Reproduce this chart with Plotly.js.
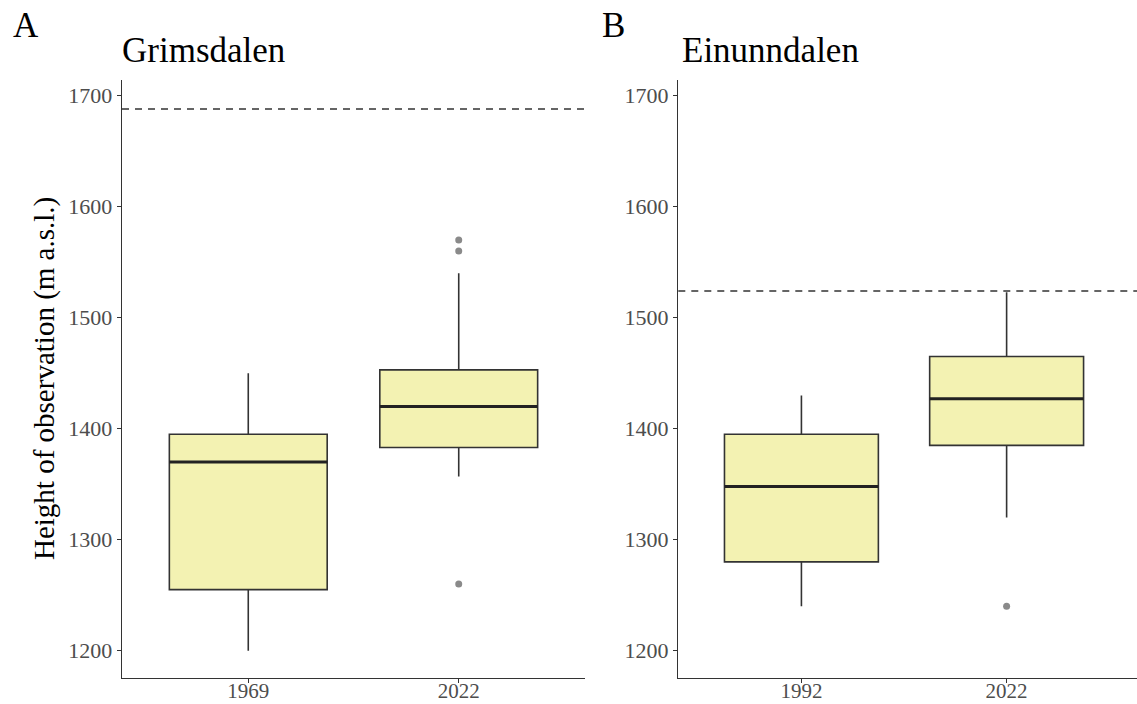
<!DOCTYPE html>
<html>
<head>
<meta charset="utf-8">
<script src="https://cdn.plot.ly/plotly-3.0.1.min.js"></script>
<style>
  html, body { margin: 0; padding: 0; background: #fff; }
  #chart { width: 1137px; height: 704px; }
</style>
</head>
<body>
<div id="chart"></div>
<script>
// Grimsdalen: observation heights (m a.s.l.) per survey year
const grimsYears = ['1969', '2022'];
const grimsQ1 = [1255, 1383];
const grimsMedian = [1370, 1420];
const grimsQ3 = [1395, 1453];
const grimsLower = [1200, 1357];
const grimsUpper = [1450, 1540];
const grimsOutliersX = ['2022', '2022', '2022'];
const grimsOutliersY = [1570, 1560, 1260];
const grimsLimit = 1688;

// Einunndalen: observation heights (m a.s.l.) per survey year
const einYears = ['1992', '2022'];
const einQ1 = [1280, 1385];
const einMedian = [1348, 1427];
const einQ3 = [1395, 1465];
const einLower = [1240, 1320];
const einUpper = [1430, 1523];
const einOutliersX = ['2022'];
const einOutliersY = [1240];
const einLimit = 1524;

const yTicks = [1200, 1300, 1400, 1500, 1600, 1700];

const FILL = '#F3F2B2';
const EDGE = '#333333';
const SERIF = '"Liberation Serif", "Times New Roman", serif';
const BOX_W = 0.75;

function panelTraces(years, q1, med, q3, lo, hi, outX, outY, xa, ya) {
  const pos = years.map((_, i) => i + 1);
  const traces = [{
    type: 'box',
    x: pos, q1: q1, median: med, q3: q3,
    lowerfence: lo, upperfence: hi,
    width: BOX_W,
    whiskerwidth: 0,
    boxpoints: false,
    fillcolor: FILL,
    line: { color: EDGE, width: 1.6 },
    hoverinfo: 'skip',
    xaxis: xa, yaxis: ya, showlegend: false
  }];
  // thicker median bars
  pos.forEach((p, i) => {
    traces.push({
      type: 'scatter', mode: 'lines',
      x: [p - BOX_W / 2, p + BOX_W / 2], y: [med[i], med[i]],
      line: { color: '#222222', width: 3 },
      hoverinfo: 'skip', xaxis: xa, yaxis: ya, showlegend: false
    });
  });
  traces.push({
    type: 'scatter', mode: 'markers',
    x: outX.map(v => years.indexOf(v) + 1), y: outY,
    marker: { color: '#8a8a8a', size: 7 },
    hoverinfo: 'skip', xaxis: xa, yaxis: ya, showlegend: false
  });
  return traces;
}

const data = [].concat(
  panelTraces(grimsYears, grimsQ1, grimsMedian, grimsQ3, grimsLower, grimsUpper,
              grimsOutliersX, grimsOutliersY, 'x', 'y'),
  panelTraces(einYears, einQ1, einMedian, einQ3, einLower, einUpper,
              einOutliersX, einOutliersY, 'x2', 'y2')
);

const yRange = [1175.7, 1714.1];
const yDomain = [1 - 677.7 / 704, 1 - 80 / 704];

function yAxis(anchor) {
  return {
    anchor: anchor, domain: yDomain, range: yRange,
    tickvals: yTicks, ticktext: yTicks.map(String),
    showgrid: false, zeroline: false,
    showline: true, linecolor: EDGE, linewidth: 1.3,
    ticks: 'outside', ticklen: 4, tickcolor: EDGE, tickwidth: 1.1,
    tickfont: { family: SERIF, size: 22, color: '#4D4D4D' },
    fixedrange: true
  };
}
function xAxis(anchor, domain, range, labels) {
  return {
    anchor: anchor, domain: domain, range: range,
    tickvals: labels.map((_, i) => i + 1), ticktext: labels,
    showgrid: false, zeroline: false,
    showline: true, linecolor: EDGE, linewidth: 1.3,
    ticks: 'outside', ticklen: 4, tickcolor: EDGE, tickwidth: 1.1,
    tickfont: { family: SERIF, size: 21, color: '#4D4D4D' },
    ticklabelstandoff: -10,
    fixedrange: true
  };
}

function paperX(px) { return px / 1137; }
function paperY(px) { return 1 - px / 704; }

const layout = {
  width: 1137, height: 704,
  margin: { l: 0, r: 0, t: 0, b: 0 },
  paper_bgcolor: '#ffffff', plot_bgcolor: '#ffffff',
  xaxis: xAxis('y', [paperX(122), paperX(585)], [0.4, 2.6], grimsYears),
  yaxis: yAxis('x'),
  xaxis2: xAxis('y2', [paperX(678.3), 1], [0.4, 0.4 + 458.7 / 205.2], einYears),
  yaxis2: yAxis('x2'),
  shapes: [
    { type: 'line', xref: 'x domain', yref: 'y', x0: 0, x1: 1, y0: grimsLimit, y1: grimsLimit,
      line: { color: EDGE, width: 1.5, dash: '7px,6px' } },
    { type: 'line', xref: 'x2 domain', yref: 'y2', x0: 0, x1: 1, y0: einLimit, y1: einLimit,
      line: { color: EDGE, width: 1.5, dash: '7px,6px' } }
  ],
  annotations: [
    { text: 'A', xref: 'paper', yref: 'paper', x: paperX(11), y: paperY(25),
      xanchor: 'left', yanchor: 'middle', showarrow: false,
      font: { family: SERIF, size: 35, color: '#000' } },
    { text: 'Grimsdalen', xref: 'paper', yref: 'paper', x: paperX(120), y: paperY(50),
      xanchor: 'left', yanchor: 'middle', showarrow: false,
      font: { family: SERIF, size: 35, color: '#000' } },
    { text: 'B', xref: 'paper', yref: 'paper', x: paperX(600), y: paperY(25),
      xanchor: 'left', yanchor: 'middle', showarrow: false,
      font: { family: SERIF, size: 35, color: '#000' } },
    { text: 'Einunndalen', xref: 'paper', yref: 'paper', x: paperX(680), y: paperY(50),
      xanchor: 'left', yanchor: 'middle', showarrow: false,
      font: { family: SERIF, size: 35, color: '#000' } },
    { text: 'Height of observation (m a.s.l.)', xref: 'paper', yref: 'paper',
      x: paperX(44), y: paperY(379), textangle: -90,
      xanchor: 'center', yanchor: 'middle', showarrow: false,
      font: { family: SERIF, size: 29, color: '#000' } }
  ]
};

Plotly.newPlot('chart', data, layout, { displayModeBar: false, staticPlot: true });
</script>
</body>
</html>
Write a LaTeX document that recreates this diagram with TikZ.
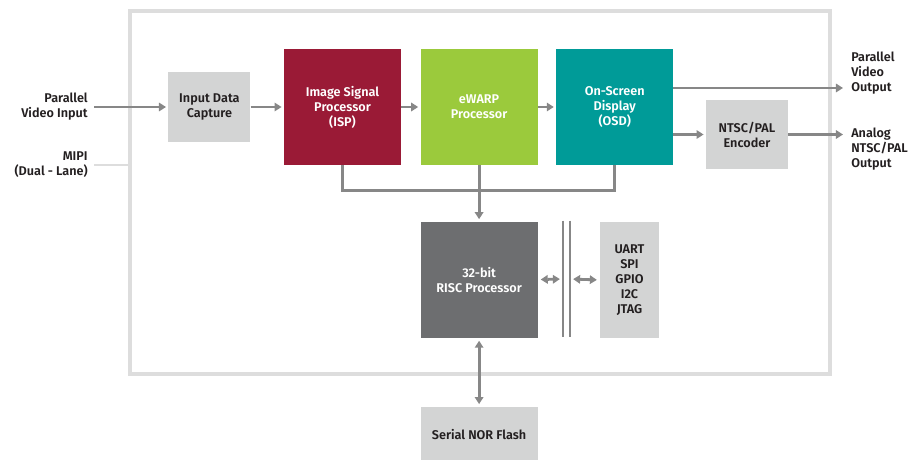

# # # #

Transcribe exactly, please, the lines between the start of the records above and the line holding "const grimsLimit = 1688;", counting both of those lines and omitting pictures.

Reproduce this chart with Plotly.js.
<!DOCTYPE html>
<html>
<head>
<meta charset="utf-8">
<script src="https://cdn.plot.ly/plotly-3.0.1.min.js"></script>
<style>
  html, body { margin: 0; padding: 0; background: #fff; }
  #chart { width: 1137px; height: 704px; }
</style>
</head>
<body>
<div id="chart"></div>
<script>
// Grimsdalen: observation heights (m a.s.l.) per survey year
const grimsYears = ['1969', '2022'];
const grimsQ1 = [1255, 1383];
const grimsMedian = [1370, 1420];
const grimsQ3 = [1395, 1453];
const grimsLower = [1200, 1357];
const grimsUpper = [1450, 1540];
const grimsOutliersX = ['2022', '2022', '2022'];
const grimsOutliersY = [1570, 1560, 1260];
const grimsLimit = 1688;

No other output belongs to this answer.